The city was in a valley between the high green luscious mountains. Brick built houses and high rises fill up the hills with a modern metro line running through the city, a surprising change to the other S. American cities I’ve seen so far. It was far more modern and bigger than the quaint little city that I imagined.
I stayed in Medellin for 5 days and I was deeply touched by the city, the people and their tragic but strong and positive story.
It may be known to the world particularly through its infamous drug lord Pablo Escobar, aka “King of Coke” and the violent age he brought upon the city and the country through the drug war and as a result the tragic killings, bombing, corruption, kidnapping it brought. It is probably the reputation and stigma Columbia holds for most people in the world today as was apparent by the numerous concerned comments I received from friends when mentioning I would be visiting Columbia. “Isn’t it dangerous?” “Why are you going there?”. On the contrary, I had heard so many positive comments and stories from other S. Americans and other traveler of Columbia, and not one mentioning the dangers of the country and city so I knew there was a gap in the perception and reality and was curious to find out for myself.
In Medellin I decided to take two tours; the Pablo Escobar tour and a Free Real Walking Tour. Usually I’m not that into tours, but these were really good because it gave me a real understanding into the history and the now of the city as well as the real stories and the voices of the people that live there.
In the Pablo Escobar tour, we were guided through the city, shown the properties Pablo had owned, the sites of the shootings and bombings, the site where he was finally taken down and his grave.

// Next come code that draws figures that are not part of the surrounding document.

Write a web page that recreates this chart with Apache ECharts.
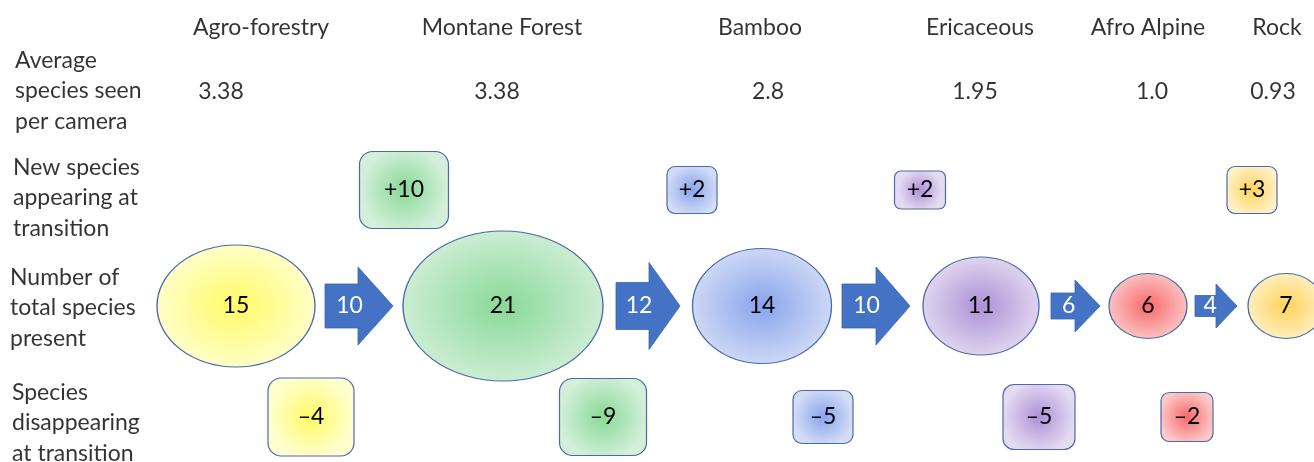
<!DOCTYPE html>
<html>
<head>
<meta charset="utf-8">
<script src="https://cdn.jsdelivr.net/npm/echarts@6/dist/echarts.min.js"></script>
<style>
html,body{margin:0;padding:0;background:#fff;}
#chart{width:1314px;height:462px;}
</style>
</head>
<body>
<div id="chart"></div>
<script>
// ---------------- DATA ----------------
const zones = ['Agro-forestry', 'Montane Forest', 'Bamboo', 'Ericaceous', 'Afro Alpine', 'Rock'];
const avgSpecies = ['3.38', '3.38', '2.8', '1.95', '1.0', '0.93'];
const totalSpecies = [15, 21, 14, 11, 6, 7];
const sharedSpecies = [10, 12, 10, 6, 4];          // species carried across each transition
const newSpecies = [null, 10, 2, 2, null, 3];       // new species appearing at entry to zone
const lostSpecies = [4, 9, 5, 5, 2, null];          // species disappearing on leaving zone
const rowLabels = [
  'Average\nspecies seen\nper camera',
  'New species\nappearing at\ntransition',
  'Number of\ntotal species\npresent',
  'Species\ndisappearing\nat transition'
];

// ---------------- LAYOUT (positions / sizes) ----------------
const W = 1314, H = 462;
const rowY = { header: 28, avg: 92, fresh: 190, total: 306, lost: 417 };
const rowLabelX = [15, 13, 10, 12];
const rowLabelY = [91, 198, 308, 423];
const headerX = [261, 502, 760, 980, 1148, 1277];
const avgX = [221, 497, 768, 975, 1152, 1273];
const ellipseX = [236, 503, 762, 981, 1148, 1286];
const ellipseW = [158, 200, 139, 116, 78, 76];
const ellipseH = [122, 150, 115, 98, 65, 65];
const arrowX0 = [325, 616, 842, 1051, 1195];
const arrowHeadX = [358, 649, 876, 1075, 1216];
const arrowTipX = [393, 680, 910, 1100, 1237];
const arrowBodyH = [44, 47, 44, 26, 21];
const arrowHeadH = [78, 87, 78, 52, 44];
const newX = [null, 404, 692, 920, null, 1252];
const newW = [null, 89, 50, 51, null, 50];
const newH = [null, 77, 47, 38, null, 47];
const lostX = [311, 603, 823, 1039, 1187, null];
const lostW = [86, 87, 60, 72, 52, null];
const lostH = [78, 77, 53, 65, 49, null];

// ---------------- STYLE ----------------
const FONT = 'Lato, "Open Sans", sans-serif';
const FS = 23;
const zoneColors = [
  ['#fffb66', '#ffffd2'],
  ['#88d998', '#d3efd9'],
  ['#88a4ec', '#d4ddf6'],
  ['#ad90d6', '#e4dbf1'],
  ['#f76a6a', '#fccaca'],
  ['#ffd35a', '#fff1c8']
];
const outline = '#4a6aab';
const arrowColor = '#4472c4';
function grad(i) {
  return {
    type: 'radial', x: 0.5, y: 0.5, r: 0.55,
    colorStops: [{ offset: 0, color: zoneColors[i][0] }, { offset: 1, color: zoneColors[i][1] }]
  };
}
const dash = '\u2013';

// ---------------- SERIES ----------------
const textStyle = { fontFamily: FONT, fontSize: FS, color: '#000' };

const headerSeries = {
  type: 'scatter', symbolSize: 0, silent: true,
  data: zones.map((z, i) => ({ value: [headerX[i], rowY.header], name: z })),
  label: { show: true, position: 'inside', formatter: p => p.name, ...textStyle }
};
const avgSeries = {
  type: 'scatter', symbolSize: 0, silent: true,
  data: avgSpecies.map((v, i) => ({ value: [avgX[i], rowY.avg], name: v })),
  label: { show: true, position: 'inside', formatter: p => p.name, ...textStyle }
};
const rowLabelSeries = {
  type: 'scatter', symbolSize: 0, silent: true,
  data: rowLabels.map((t, i) => ({ value: [rowLabelX[i], rowLabelY[i]], name: t })),
  label: { show: true, position: 'inside', align: 'left', verticalAlign: 'middle',
           lineHeight: 30.5, formatter: p => p.name, ...textStyle }
};

const ellipseSeries = {
  type: 'scatter', symbol: 'circle', silent: true,
  data: totalSpecies.map((v, i) => ({
    value: [ellipseX[i], rowY.total, v],
    symbolSize: [ellipseW[i], ellipseH[i]],
    itemStyle: { color: grad(i), borderColor: outline, borderWidth: 1.2, opacity: 1 }
  })),
  label: { show: true, position: 'inside', formatter: p => String(p.value[2]), ...textStyle }
};

const arrowSeries = {
  type: 'custom', silent: true,
  data: sharedSpecies.map((v, i) => [arrowX0[i], rowY.total, arrowHeadX[i], arrowTipX[i], arrowBodyH[i], arrowHeadH[i], v]),
  renderItem: function (params, api) {
    const p0 = api.coord([api.value(0), api.value(1)]);
    const ph = api.coord([api.value(2), api.value(1)]);
    const pt = api.coord([api.value(3), api.value(1)]);
    const bh = api.size([0, api.value(4)])[1] / 2;
    const hh = api.size([0, api.value(5)])[1] / 2;
    const cy = p0[1];
    const pts = [[p0[0], cy - bh], [ph[0], cy - bh], [ph[0], cy - hh], [pt[0], cy],
                 [ph[0], cy + hh], [ph[0], cy + bh], [p0[0], cy + bh]];
    const tx = p0[0] + (pt[0] - p0[0]) * 0.36;
    return {
      type: 'group',
      children: [
        { type: 'polygon', shape: { points: pts }, style: { fill: arrowColor, stroke: '#3b65b0', lineWidth: 0.8 } },
        { type: 'text', style: { text: String(api.value(6)), x: tx, y: cy, align: 'center', verticalAlign: 'middle',
            fill: '#ffffff', font: FS + 'px ' + FONT } }
      ]
    };
  }
};

function boxSeries(values, xs, ws, hs, y, sign) {
  const data = [];
  values.forEach((v, i) => {
    if (v == null) return;
    data.push({ value: [xs[i], y, ws[i], hs[i], v, i] });
  });
  return {
    type: 'custom', silent: true, data: data,
    renderItem: function (params, api) {
      const c = api.coord([api.value(0), api.value(1)]);
      const s = api.size([api.value(2), api.value(3)]);
      const zi = api.value(5);
      const r = Math.min(s[0], s[1]) * 0.17;
      return {
        type: 'group',
        children: [
          { type: 'rect', shape: { x: c[0] - s[0] / 2, y: c[1] - s[1] / 2, width: s[0], height: s[1], r: r },
            style: { fill: grad(zi), stroke: outline, lineWidth: 1.2 } },
          { type: 'text', style: { text: sign + api.value(4), x: c[0], y: c[1], align: 'center', verticalAlign: 'middle',
              fill: '#000', font: FS + 'px ' + FONT } }
        ]
      };
    }
  };
}

const chart = echarts.init(document.getElementById('chart'), null, { renderer: 'canvas' });
chart.setOption({
  animation: false,
  backgroundColor: '#ffffff',
  grid: { left: 0, right: 0, top: 0, bottom: 0 },
  xAxis: { type: 'value', min: 0, max: W, show: false },
  yAxis: { type: 'value', min: 0, max: H, inverse: true, show: false },
  series: [
    ellipseSeries,
    arrowSeries,
    boxSeries(newSpecies, newX, newW, newH, rowY.fresh, '+'),
    boxSeries(lostSpecies, lostX, lostW, lostH, rowY.lost, dash),
    headerSeries,
    avgSeries,
    rowLabelSeries
  ]
});
</script>
</body>
</html>
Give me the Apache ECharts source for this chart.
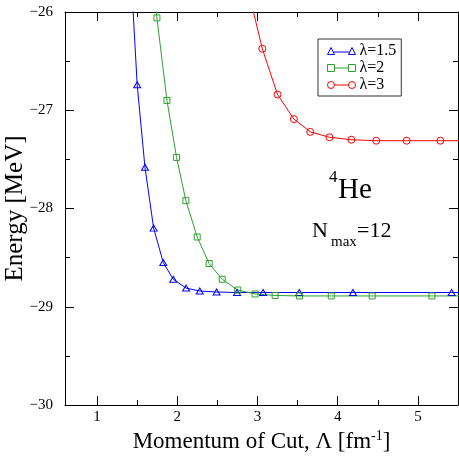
<!DOCTYPE html>
<html>
<head>
<meta charset="utf-8">
<script src="https://cdn.jsdelivr.net/npm/echarts@6/dist/echarts.min.js"></script>
<style>
    html, body {margin: 0; padding: 0; background: #fff;}
    #chart_id {width: 459px; height: 458px;}
</style>
</head>
<body>
<div id="chart_id"></div>
<script>
//λ=1.5
var lam15X = [1.42, 1.50, 1.597, 1.705, 1.825, 1.95, 2.11, 2.28, 2.49, 2.745, 3.07, 3.52, 4.19, 5.42, 5.7];
var lam15Y = [-25.56, -26.74, -27.58, -28.20, -28.55, -28.72, -28.81, -28.84, -28.85, -28.855, -28.855, -28.855, -28.855, -28.855, -28.855];
//λ=2
var lam2X = [1.68, 1.746, 1.871, 1.991, 2.107, 2.248, 2.397, 2.56, 2.754, 2.97, 3.22, 3.525, 3.92, 4.43, 5.175, 5.9];
var lam2Y = [-25.6, -26.06, -26.90, -27.48, -27.92, -28.29, -28.56, -28.72, -28.83, -28.87, -28.885, -28.89, -28.89, -28.89, -28.89, -28.89];
//λ=3
var lam3X = [2.90, 3.06, 3.25, 3.454, 3.658, 3.898, 4.17, 4.48, 4.86, 5.28, 5.8];
var lam3Y = [-25.83, -26.374, -26.84, -27.09, -27.22, -27.275, -27.30, -27.31, -27.31, -27.31, -27.31];

var seriesNames = ['λ=1.5', 'λ=2', 'λ=3'];
var xMajorTicks = [1, 2, 3, 4, 5];
var xMinorTicks = [1.5, 2.5, 3.5, 4.5];

var FONT = 'Liberation Serif';
var colors = ['#0000ff', '#2ea02e', '#ff0000'];

initChart();

function pairs(xs, ys) {
    var out = [];
    for (var i = 0, lens = xs.length; i < lens; i++) {
        out.push([xs[i], ys[i]]);
    }
    return out;
}

function xAxisOf(pos, ticks, len, withLine, withLabel) {
    return {
        type: 'value', position: pos, min: 0.6, max: 5.5,
        axisLine: {show: withLine, onZero: false, lineStyle: {color: '#000', width: 1}},
        axisTick: {show: true, inside: true, length: len, customValues: ticks, lineStyle: {color: '#000'}},
        axisLabel: {show: withLabel, customValues: ticks, margin: 5, color: '#000', fontFamily: FONT, fontSize: 15},
        splitLine: {show: false}
    };
}

function yAxisOf(pos, withLabel) {
    return {
        type: 'value', position: pos, min: -30, max: -26, interval: 1,
        axisLine: {show: true, onZero: false, lineStyle: {color: '#000', width: 1}},
        axisTick: {show: true, inside: true, length: 9, lineStyle: {color: '#000'}},
        minorTick: {show: true, splitNumber: 2, length: 5, lineStyle: {color: '#000'}},
        axisLabel: {
            show: withLabel, margin: 12, color: '#000', fontFamily: FONT, fontSize: 15,
            formatter: function (v) { return v < 0 ? '\u2212' + Math.abs(v) : '' + v; }
        },
        splitLine: {show: false}
    };
}

function initChart() {
    var myChart = echarts.init(document.getElementById('chart_id'));
    var xs = [lam15X, lam2X, lam3X];
    var ys = [lam15Y, lam2Y, lam3Y];
    //空心符号用细线描边
    var symbols = ['triangle', 'rect', 'circle'];
    var sizes = [[7, 6], 6, 7];
    var icons = [
        'path://M3.5,0 L7,7 L0,7 Z M5.75,4.5 L22.25,4.5 M24.5,0 L28,7 L21,7 Z',
        'path://M0,0 L7,0 L7,7 L0,7 Z M7,3.5 L21,3.5 M21,0 L28,0 L28,7 L21,7 Z',
        'path://M0,3.5 A3.5,3.5 0 1,1 7,3.5 A3.5,3.5 0 1,1 0,3.5 Z M7,3.5 L21,3.5 M21,3.5 A3.5,3.5 0 1,1 28,3.5 A3.5,3.5 0 1,1 21,3.5 Z'
    ];
    var series = [];
    var legendData = [];
    for (var i = 0; i < 3; i++) {
        series.push({
            name: seriesNames[i],
            type: 'line',
            data: pairs(xs[i], ys[i]),
            symbol: symbols[i],
            symbolSize: sizes[i],
            clip: true,
            lineStyle: {color: colors[i], width: 1},
            itemStyle: {color: 'rgba(255,255,255,0)', borderColor: colors[i], borderWidth: 1},
            animation: false
        });
        legendData.push({
            name: seriesNames[i],
            icon: icons[i],
            itemStyle: {color: 'none', borderColor: colors[i], borderWidth: 1}
        });
    }

    var xMain = xAxisOf('bottom', xMajorTicks, 9, true, true);
    xMain.name = '{a|Momentum of Cut, Λ [fm}{s|-1}{a|]}';
    xMain.nameLocation = 'middle';
    xMain.nameGap = 24;
    xMain.nameMoveOverlap = false;
    xMain.nameTextStyle = {
        rich: {
            a: {fontFamily: FONT, fontSize: 23, color: '#000', lineHeight: 26},
            s: {fontFamily: FONT, fontSize: 14, color: '#000', verticalAlign: 'top', lineHeight: 14}
        }
    };
    var yMain = yAxisOf('left', true);
    yMain.name = 'Energy [MeV]';
    yMain.nameLocation = 'middle';
    yMain.nameGap = 37;
    yMain.nameMoveOverlap = false;
    yMain.nameTextStyle = {fontFamily: FONT, fontSize: 25, color: '#000'};

    var option = {
        backgroundColor: '#fff',
        animation: false,
        grid: {left: 65, right: 1, top: 12, bottom: 53, containLabel: false, outerBoundsMode: 'none'},
        legend: {
            orient: 'vertical',
            left: 318, top: 39,
            padding: [4, 5, 3, 7],
            borderColor: '#333', borderWidth: 1,
            itemWidth: 28, itemHeight: 7, itemGap: 1,
            textStyle: {fontFamily: FONT, fontSize: 16, color: '#000', lineHeight: 16, padding: [0, 0, 0, -1]},
            data: legendData,
            selectedMode: false
        },
        xAxis: [
            xMain,
            xAxisOf('bottom', xMinorTicks, 5, false, false),
            xAxisOf('top', xMajorTicks, 9, true, false),
            xAxisOf('top', xMinorTicks, 5, false, false)
        ],
        yAxis: [yMain, yAxisOf('right', false)],
        graphic: [
            {type: 'text', left: 329, top: 169, style: {text: '4', fontFamily: FONT, fontSize: 17, fill: '#000'}},
            {type: 'text', x: 338, y: 190, style: {text: 'He', fontFamily: FONT, fontSize: 29, fill: '#000', verticalAlign: 'middle'}},
            {type: 'text', x: 312, y: 231, style: {text: 'N', fontFamily: FONT, fontSize: 22, fill: '#000', verticalAlign: 'middle'}},
            {type: 'text', x: 331, y: 242, style: {text: 'max', fontFamily: FONT, fontSize: 15, fill: '#000', verticalAlign: 'middle'}},
            {type: 'text', x: 357, y: 231, style: {text: '=12', fontFamily: FONT, fontSize: 22, fill: '#000', verticalAlign: 'middle'}}
        ],
        series: series
    };
    myChart.setOption(option, true);
}
</script>
</body>
</html>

We were guided by 2 local from Medellin who grew up in the darkest times, “La Violencia” where the city and country was a war zone, with Pablo fighting with the government, guerrilla (People killed by Escobar), other drug cartels and with addition of US after him. Pablo was not only a drug lord that built his empire in Medellin, but he had immense power extending through the country and to the authorities, the army and even secured a seat in congress at one point due to his wealth. At that time (and to an extent, today they say) anything went and anything could be bought with money. Pablo, beingthe 7th richest man in the world, he basically had Columbia in control. (he even built a jail for himself to be taken in)
The stories told by the guide growing up in the city was heartbreaking. Bombings and shootings occurring in regular instances, friends and family affected or killed and not being able to go outside to play. It’s wonder that many Columbians don’t like to talk about the time and the guides even said that they occasionally get yelled at by the locals in showing the foreigners of their dark past.
It was shocking to hear of the violent occurrences but what was interesting was how the city has rebuilt itself from those times and how people are now. Now, if you see the city, you would not imagine that only 20 years ago it was a disastrous war zone. The city is beautiful, modern, high-rise capitalism and city filled with culture and art, and its people busy but energetic and happy. But perhaps it is due to the dark ages that they experienced.
In the free walking tour, the guide warned us that locals will come up to us through the tour and welcome us or say hi and will start talking so to just smile and say thanks. No doubt, there were many instances where locals stopped to greet us with “Welcome!” “Bienvenidos””Enjoy your stay!” and that was pretty rare in even in cities around S. America.
The reason for this enthusiasm she explained is that they are aware of the stigma that Columbia and especially Medellin has and until recently, there has not been much foreigners and tourism due to the fear built by the reputation. But now, things are changing and people are coming in. Locals are curious to see foreigners and their interest in Columbia and perhaps eager to prove to them what a beautiful country Columbia really is. More than any other city I had visited, people were curious and approaching to us and this explains why.
One of my favourite instances was when I was waiting in line to take the cable car. A man started to talk to me and asked why I am here. I explained to him that I had heard great things about Columbia and Medellin and he seemed so happy and started to explain to me about the greatness of his city and why it is rated the most liveable city in S. America. (truth or not, I don’t know) Throughout the cable car ride, the rest of the 8 people in the cable car joined in to tell me the greatness of the city. The beautiful mountains and the valleys, the abundance of clean drinking water from the valleys, the advancements in infrastructure and metro, the resources (old, minerals, farming) and the efforts the city makes in building a great environment in arts and culture for people and kids. (or at least that is what I imagine they were saying..) There was such pride and enthusiasm!
(They don’t look really happy here, but really, they were super enthusiastic!)
The city had no evidence of violence or destruction, rather filled with green, art and culture.
Fernando Botero, also a Medellin native artist donated an enormous amount of works to the city for the rebuild and it is placed all over the town.
The city has made significant amounts of investment, making the aftermath and wreckage into something better.
The monument representing the history of Medellin.
The city energetic and busting with power and energy.
Markets where people gather to get a drink and chill.
A fun game of roulette with a hamster. People place bets and see where the hamster will go. x5 if you guess right!
I also had a good night out with new friends in the trendy part of town, Poblado. Salsa and regggea-ton all night long.
I really loved my stay in Medellin. but particularly because of being able to learn the history and what the city represents now. Perhaps this represent the city. From the past to now. From violence to hope.
The guide mentioned that through word of mouth, the stigma is being overturned and I hope this post could do the same.
“When you fall, you dust yourself off, and get back up again”.